Folha de S. Paulo


Argumentos sobre o Oriente Médio se repetem há décadas

Khalil Ashawi /Reuters
Membro da defesa civil carrega uma menina ferida após ataques aéreos na cidade de Maaret al-Numan, província de Idlib, na Síria
Membro da defesa civil carrega menina ferida após ataque aéreo na cidade de Maaret al-Numan, na Síria

Raramente o intenso interesse pelo Oriente Médio se converte em análises sofisticadas. Síria e Iêmen passam por crises urgentes, marcadas por questões contemporâneas como o avanço nas tecnologias da comunicação e a mudança climática — mas governos e especialistas insistem nos mesmos argumentos há décadas.

Quando o filósofo francês Michel Foucault foi a Teerã e testemunhou a insatisfação popular que levou à Revolução Iraniana de 1979, ele deparou-se com questões semelhantes àquelas discutidas hoje.

O livro "Foucault in Iran", publicado em agosto por Behrooz Ghamari-Tabrizi, reúne algumas das críticas feitas ao pensador, contestado devido a seu apoio inicial à revolução, que mais tarde culminou no estabelecimento de uma república islâmica. Para seus detratores, Foucault falhou em reconhecer o fundamentalismo do aiatolá Khomeini e a perda de direitos individuais que estava "evidente" nas mobilizações populares.

O debate é contemporâneo. A começar pela ideia orientalista de que o Oriente Médio se move a partir da eterna dinâmica entre uma força democrática e secular e outra autocrática e islâmica. Ou que extremistas, como os militantes do Estado Islâmico, estão isolados da história e são herdeiros de uma estrutura política do século 7, em vez de o produto do colonialismo do século 20.
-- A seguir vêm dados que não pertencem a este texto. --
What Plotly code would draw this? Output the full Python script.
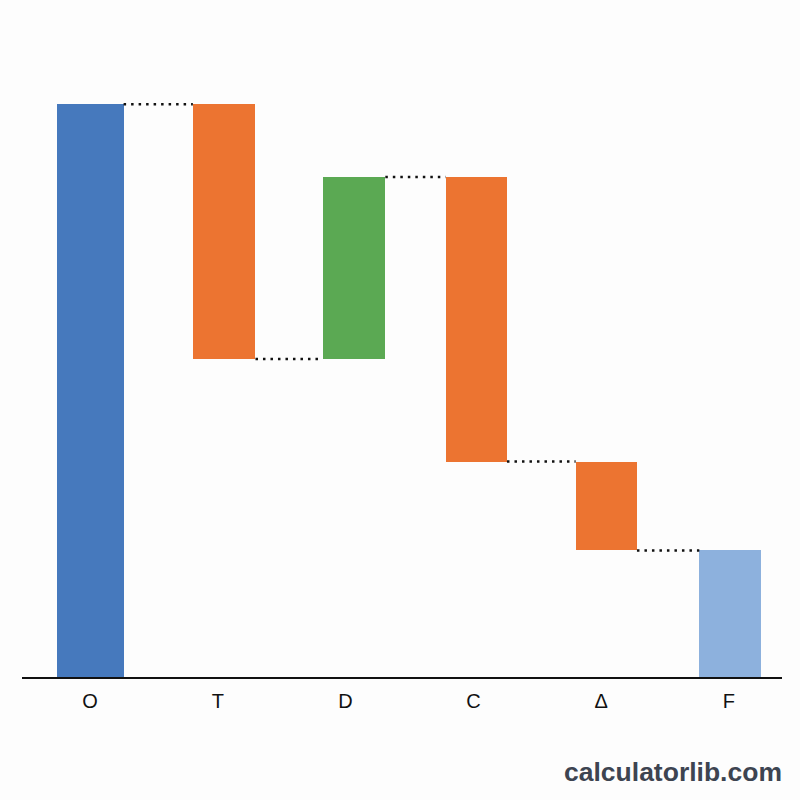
import plotly.graph_objects as go

categories = ["O", "T", "D", "C", "Δ", "F"]
changes = [100.0, -44.5, 31.8, -49.7, -15.5, None]  # None = total
kinds = ["start", "dec", "inc", "dec", "dec", "total"]
colors = {"start": "#4679BD", "dec": "#EC7431", "inc": "#5BA953", "total": "#8DB1DD"}
widths = [0.52, 0.49, 0.49, 0.48, 0.48, 0.48]
bar_shift = [0.003, 0.05, 0.066, 0.023, 0.04, 0.008]

# compute floating bars
bases, heights, ends = [], [], []
level = 0.0
for ch, k in zip(changes, kinds):
    if k == "start":
        bases.append(0.0); heights.append(ch); level = ch
    elif k == "total":
        bases.append(0.0); heights.append(level)
    else:
        new = level + ch
        bases.append(min(level, new)); heights.append(abs(ch)); level = new
    ends.append(level)

xs = list(range(len(categories)))
bx = [x + s for x, s in zip(xs, bar_shift)]
fig = go.Figure()
fig.add_trace(go.Bar(
    x=bx, y=heights, base=bases, width=widths,
    marker=dict(color=[colors[k] for k in kinds], line=dict(width=0)),
    hoverinfo="skip", showlegend=False,
))

# connectors
for i in range(len(categories) - 1):
    lv = ends[i]
    fig.add_trace(go.Scatter(
        x=[bx[i] + widths[i] / 2, bx[i + 1] - widths[i + 1] / 2], y=[lv, lv],
        mode="lines", line=dict(color="#111111", width=2.5, dash="2.5px,5px"),
        hoverinfo="skip", showlegend=False,
    ))

fig.update_layout(
    width=800, height=800,
    margin=dict(l=22, r=18, t=40, b=123),
    paper_bgcolor="#FDFDFD", plot_bgcolor="#FDFDFD",
    font=dict(family="Liberation Sans, Arial, sans-serif", color="#111111"),
    bargap=0,
    xaxis=dict(
        range=[-0.532, 5.415], tickvals=xs, ticktext=categories,
        showgrid=False, zeroline=False, showline=True, linecolor="#111111",
        linewidth=2, ticks="", tickfont=dict(size=20, color="#111111"),
        ticklabelstandoff=5, fixedrange=True,
    ),
    yaxis=dict(range=[0, 111.2], visible=False, showgrid=False, zeroline=False),
    annotations=[dict(
        text="<b>calculatorlib.com</b>", xref="paper", yref="paper",
        x=1.003, y=-0.149, xanchor="right", yanchor="middle", showarrow=False,
        font=dict(size=26.5, color="#3D4451", family="Liberation Sans, Arial, sans-serif"),
    )],
)

fig.write_html("out.html")
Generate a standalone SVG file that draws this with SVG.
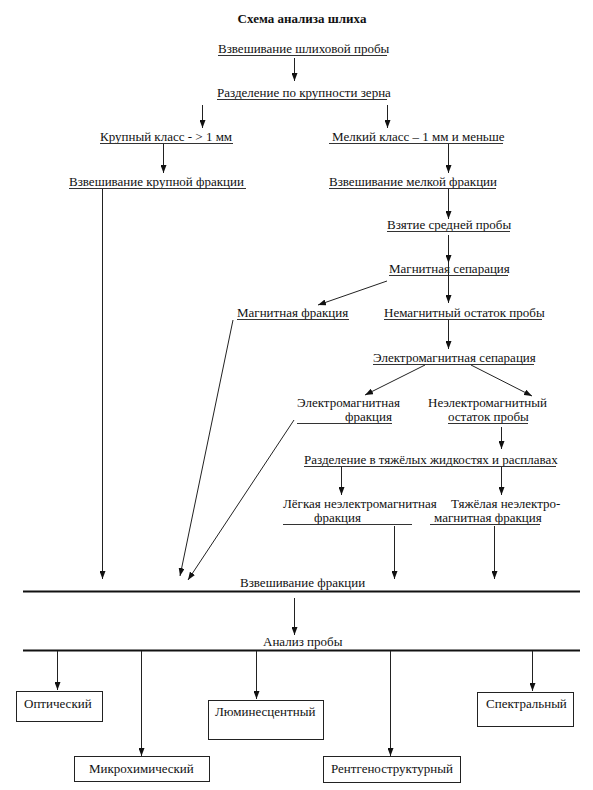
<svg xmlns="http://www.w3.org/2000/svg" width="593" height="790" viewBox="0 0 593 790">
<style>
text{font-family:"Liberation Serif","DejaVu Serif",serif;font-size:13px;fill:#111}
.t{font-weight:bold;text-anchor:middle}
.ul{stroke:#333;stroke-width:1}
.c line{stroke:#222;stroke-width:1;marker-end:url(#ah)}
.bar{stroke:#111;stroke-width:2}
.box{fill:#fff;stroke:#222;stroke-width:1}
</style>
<defs>
<marker id="ah" viewBox="0 0 10 10" refX="10" refY="5" markerWidth="8" markerHeight="6" markerUnits="userSpaceOnUse" orient="auto" preserveAspectRatio="none">
<path d="M0,0 L10,5 L0,10 z" fill="#111"/>
</marker>
</defs>
<rect width="593" height="790" fill="#fff"/>
<text class="t" x="302" y="23">Схема анализа шлиха</text>

<g id="n1"><text x="218" y="53">Взвешивание шлиховой пробы</text><line class="ul" x1="218" y1="55.5" x2="387" y2="55.5"/></g>
<g id="n2"><text x="217" y="97">Разделение по крупности зерна</text><line class="ul" x1="217" y1="99.5" x2="387" y2="99.5"/></g>
<g id="n3"><text x="100" y="141">Крупный класс - &gt; 1 мм</text><line class="ul" x1="100" y1="143.5" x2="233" y2="143.5"/></g>
<g id="n4"><text x="332" y="141">Мелкий класс – 1 мм и меньше</text><line class="ul" x1="329" y1="143.5" x2="503" y2="143.5"/></g>
<g id="n5"><text x="69" y="186">Взвешивание крупной фракции</text><line class="ul" x1="69" y1="188.5" x2="246" y2="188.5"/></g>
<g id="n6"><text x="329" y="186">Взвешивание мелкой фракции</text><line class="ul" x1="329" y1="188.5" x2="496" y2="188.5"/></g>
<g id="n7"><text x="387" y="229">Взятие средней пробы</text><line class="ul" x1="387" y1="231.5" x2="510" y2="231.5"/></g>
<g id="n8"><text x="389" y="273">Магнитная сепарация</text><line class="ul" x1="389" y1="275.5" x2="508" y2="275.5"/></g>
<g id="n9"><text x="237" y="317">Магнитная фракция</text><line class="ul" x1="237" y1="319.5" x2="349" y2="319.5"/></g>
<g id="n10"><text x="384" y="317">Немагнитный остаток пробы</text><line class="ul" x1="384" y1="319.5" x2="542" y2="319.5"/></g>
<g id="n11"><text x="373" y="362">Электромагнитная сепарация</text><line class="ul" x1="373" y1="364.5" x2="534" y2="364.5"/></g>
<g id="n12"><text x="297" y="407">Электромагнитная</text><text x="345" y="421">фракция</text><line class="ul" x1="297" y1="423.5" x2="392" y2="423.5"/></g>
<g id="n13"><text x="428" y="407">Неэлектромагнитный</text><text x="448" y="421">остаток пробы</text><line class="ul" x1="448" y1="423.5" x2="528" y2="423.5"/></g>
<g id="n14"><text x="304" y="464">Разделение в тяжёлых жидкостях и расплавах</text><line class="ul" x1="304" y1="466.5" x2="556" y2="466.5"/></g>
<g id="n15"><text x="283" y="508">Лёгкая неэлектромагнитная</text><text x="314" y="522">фракция</text><line class="ul" x1="283" y1="524.5" x2="412" y2="524.5"/></g>
<g id="n16"><text x="451" y="508">Тяжёлая неэлектро-</text><text x="434" y="522">магнитная фракция</text><line class="ul" x1="430" y1="524.5" x2="540" y2="524.5"/></g>
<g id="n17"><text x="240" y="587">Взвешивание фракции</text><line class="bar" x1="23" y1="591.5" x2="580" y2="591.5"/></g>
<g id="n18"><text x="263" y="646">Анализ пробы</text><line class="bar" x1="23" y1="650.5" x2="580" y2="650.5"/></g>
<g id="b1"><rect class="box" x="16.5" y="691.5" width="86" height="30"/><text x="24" y="708">Оптический</text></g>
<g id="b2"><rect class="box" x="74.5" y="756.5" width="135" height="25"/><text x="89" y="773">Микрохимический</text></g>
<g id="b3"><rect class="box" x="208.5" y="700.5" width="115" height="39"/><text x="215" y="716">Люминесцентный</text></g>
<g id="b4"><rect class="box" x="323.5" y="756.5" width="137" height="26"/><text x="331" y="773">Рентгеноструктурный</text></g>
<g id="b5"><rect class="box" x="477.5" y="692.5" width="96" height="34"/><text x="486" y="708">Спектральный</text></g>

<g class="c" id="connectors">
<line x1="294.5" y1="58" x2="294.5" y2="81"/>
<line x1="202.5" y1="105" x2="202.5" y2="128"/>
<line x1="387.5" y1="105" x2="387.5" y2="128"/>
<line x1="163.5" y1="144" x2="163.5" y2="173"/>
<line x1="448.5" y1="144" x2="448.5" y2="173"/>
<line x1="102.5" y1="189" x2="102.5" y2="579"/>
<line x1="448.5" y1="189" x2="448.5" y2="219"/>
<line x1="448.5" y1="235" x2="448.5" y2="263"/>
<line x1="448.5" y1="263" x2="448.5" y2="303"/>
<line x1="387" y1="281" x2="318" y2="305"/>
<line x1="448.5" y1="320" x2="448.5" y2="349"/>
<line x1="425" y1="365" x2="365" y2="395"/>
<line x1="471" y1="365" x2="532" y2="396"/>
<line x1="233" y1="320" x2="180" y2="576"/>
<line x1="294" y1="420" x2="188" y2="580"/>
<line x1="501.5" y1="427" x2="501.5" y2="449"/>
<line x1="341.5" y1="467" x2="341.5" y2="495"/>
<line x1="501.5" y1="467" x2="501.5" y2="495"/>
<line x1="394.5" y1="526" x2="394.5" y2="579"/>
<line x1="494.5" y1="526" x2="494.5" y2="579"/>
<line x1="294.5" y1="598" x2="294.5" y2="635"/>
<line x1="57.5" y1="651" x2="57.5" y2="690"/>
<line x1="141.5" y1="651" x2="141.5" y2="756"/>
<line x1="256.5" y1="651" x2="256.5" y2="699"/>
<line x1="390.5" y1="651" x2="390.5" y2="756"/>
<line x1="532.5" y1="651" x2="532.5" y2="691"/>
</g>
</svg>
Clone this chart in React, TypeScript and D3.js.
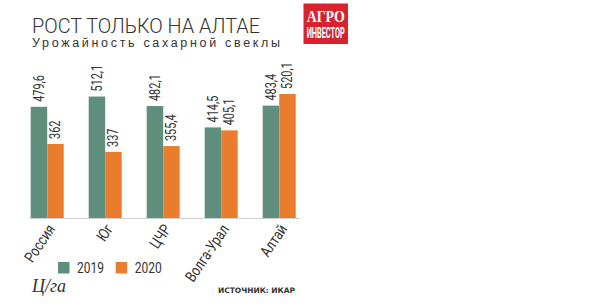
import React from "react";
import * as d3 from "d3";

const categories = ["Россия", "Юг", "ЦЧР", "Волга-Урал", "Алтай"];
const series2019 = [479.6, 512.1, 482.1, 414.5, 483.4];
const series2020 = [362, 337, 355.4, 405.1, 520.1];
const labels2019 = ["479,6", "512,1", "482,1", "414,5", "483,4"];
const labels2020 = ["362", "337", "355,4", "405,1", "520,1"];
const seriesNames = ["2019", "2020"];

const GREEN = "#5f8f7c";
const ORANGE = "#ea7c2e";
const SANS = "Roboto, 'Liberation Sans', sans-serif";

export default function App() {
  const W = 600, H = 307;
  const x0 = d3.scaleBand<string>().domain(categories).range([30.7, 295.7]).paddingInner(0.431).paddingOuter(0);
  const x1 = d3.scaleBand<string>().domain(seriesNames).range([0, x0.bandwidth()]).padding(0);
  const y = d3.scaleLinear().domain([128, 520.1]).range([218, 94]);
  const colors = [GREEN, ORANGE];
  const data = [series2019, series2020];
  const labs = [labels2019, labels2020];

  return (
    <svg width={W} height={H} style={{ position: "absolute", left: 0, top: 0, background: "#fff" }}>
      <rect x={0} y={0} width={W} height={H} fill="#fff" />
      <text x={32} y={32.5} fontFamily={SANS} fontWeight={300} fontSize={20} fill="#333" textLength={228} lengthAdjust="spacingAndGlyphs">
        РОСТ ТОЛЬКО НА АЛТАЕ
      </text>
      <text x={32} y={47} fontFamily="'Liberation Sans', Arial, sans-serif" fontSize={12.5} fill="#333" textLength={248} lengthAdjust="spacing">
        Урожайность сахарной свеклы
      </text>
      {/* logo */}
      <g>
        <rect x={303.5} y={3.5} width={44.5} height={40.5} fill="#d8232f" />
        <text x={325.7} y={22} textAnchor="middle" fontFamily="'Liberation Serif', serif" fontWeight="bold" fontSize={17} fill="#fff" textLength={38} lengthAdjust="spacingAndGlyphs">
          АГРО
        </text>
        <text x={325.7} y={38} textAnchor="middle" fontFamily={SANS} fontWeight="bold" fontSize={14} fill="#fff" textLength={38} lengthAdjust="spacingAndGlyphs">
          ИНВЕСТОР
        </text>
      </g>
      {/* bars */}
      {categories.map((c, i) => (
        <g key={c} transform={`translate(${x0(c)},0)`}>
          {data.map((s, j) => {
            const bx = x1(seriesNames[j])!;
            const top = y(s[i]);
            const cx = bx + x1.bandwidth() / 2;
            return (
              <g key={j}>
                <rect x={bx} y={top} width={x1.bandwidth()} height={y(128) - top} fill={colors[j]} />
                <text
                  transform={`translate(${cx + 5},${top - 5}) rotate(-90) scale(0.78,1)`}
                  fontFamily={SANS}
                  fontSize={14}
                  fill="#333"
                >
                  {labs[j][i]}
                </text>
              </g>
            );
          })}
        </g>
      ))}
      <line x1={29} x2={300} y1={218.5} y2={218.5} stroke="#d0d0d0" strokeWidth={1} />
      {/* category labels */}
      {categories.map((c) => (
        <text
          key={c}
          transform={`translate(${x0(c)! + x0.bandwidth() / 2 + 8.5},${229}) rotate(-56) scale(0.8,1)`}
          textAnchor="end"
          fontFamily={SANS}
          fontSize={15.5}
          fill="#333"
        >
          {c}
        </text>
      ))}
      {/* legend */}
      {seriesNames.map((n, j) => (
        <g key={n} transform={`translate(${58 + j * 57.7},262)`}>
          <rect x={0} y={0} width={11.5} height={11.5} fill={colors[j]} />
          <text transform="translate(19,11) scale(0.8,1)" fontFamily={SANS} fontSize={15} fill="#333">
            {n}
          </text>
        </g>
      ))}
      <text x={32} y={292} fontFamily="'Liberation Serif', 'DejaVu Serif', serif" fontStyle="italic" fontSize={18} fill="#333">
        Ц/га
      </text>
      <text x={218} y={293} fontFamily="'DejaVu Sans', sans-serif" fontWeight="bold" fontSize={7.5} fill="#333" textLength={77} lengthAdjust="spacing">
        ИСТОЧНИК: ИКАР
      </text>
    </svg>
  );
}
O véu foi um tema frequente no debate público a respeito do Irã, assim como nas análises atuais sobre o Oriente Médio e sobre o islã na Europa. Mas, como argumenta Ghamari-Tabrizi, delegações enviadas a Teerã para defender o direito das mulheres se esqueceram de perguntar-lhes o que elas queriam fazer com o próprio corpo. E quem lhes está perguntando, hoje, em Cannes?

Outro argumento recorrente é o de que a presente insurgência veio sem aviso. Também se disse isso sobre o Irã. Em 1977, o presidente americano Jimmy Carter brindou ao xá iraniano e afirmou que o país era uma "ilha de estabilidade", assim como o presidente francês Nicolas Sarkozy apertou a mão do ditador líbio Muammar Gaddafi em 2007, quatro anos antes de sua deposição.

E, assim que as manifestações de 2011 no Oriente Médio não tiveram o resultado esperado, elas foram descritas como as de 1979. Teerã e Cairo parecem idênticas, quando se diz que em ambos os casos as forças religiosas (o aiatolá ou a Irmandade Muçulmana) "sequestraram" a revolução e tomaram o poder que deveria ser secular, ignorando o papel social que o islã exerce há décadas nesses dois países.

Há tantas semelhanças que, a não ser que a história seja realmente entediante e repetitiva, o problema pode estar na interpretação. E, se o entendimento do Oriente Médio segue paralisado, tomado por fantasias elaboradas na Europa e nos EUA, que duros anos estão por vir.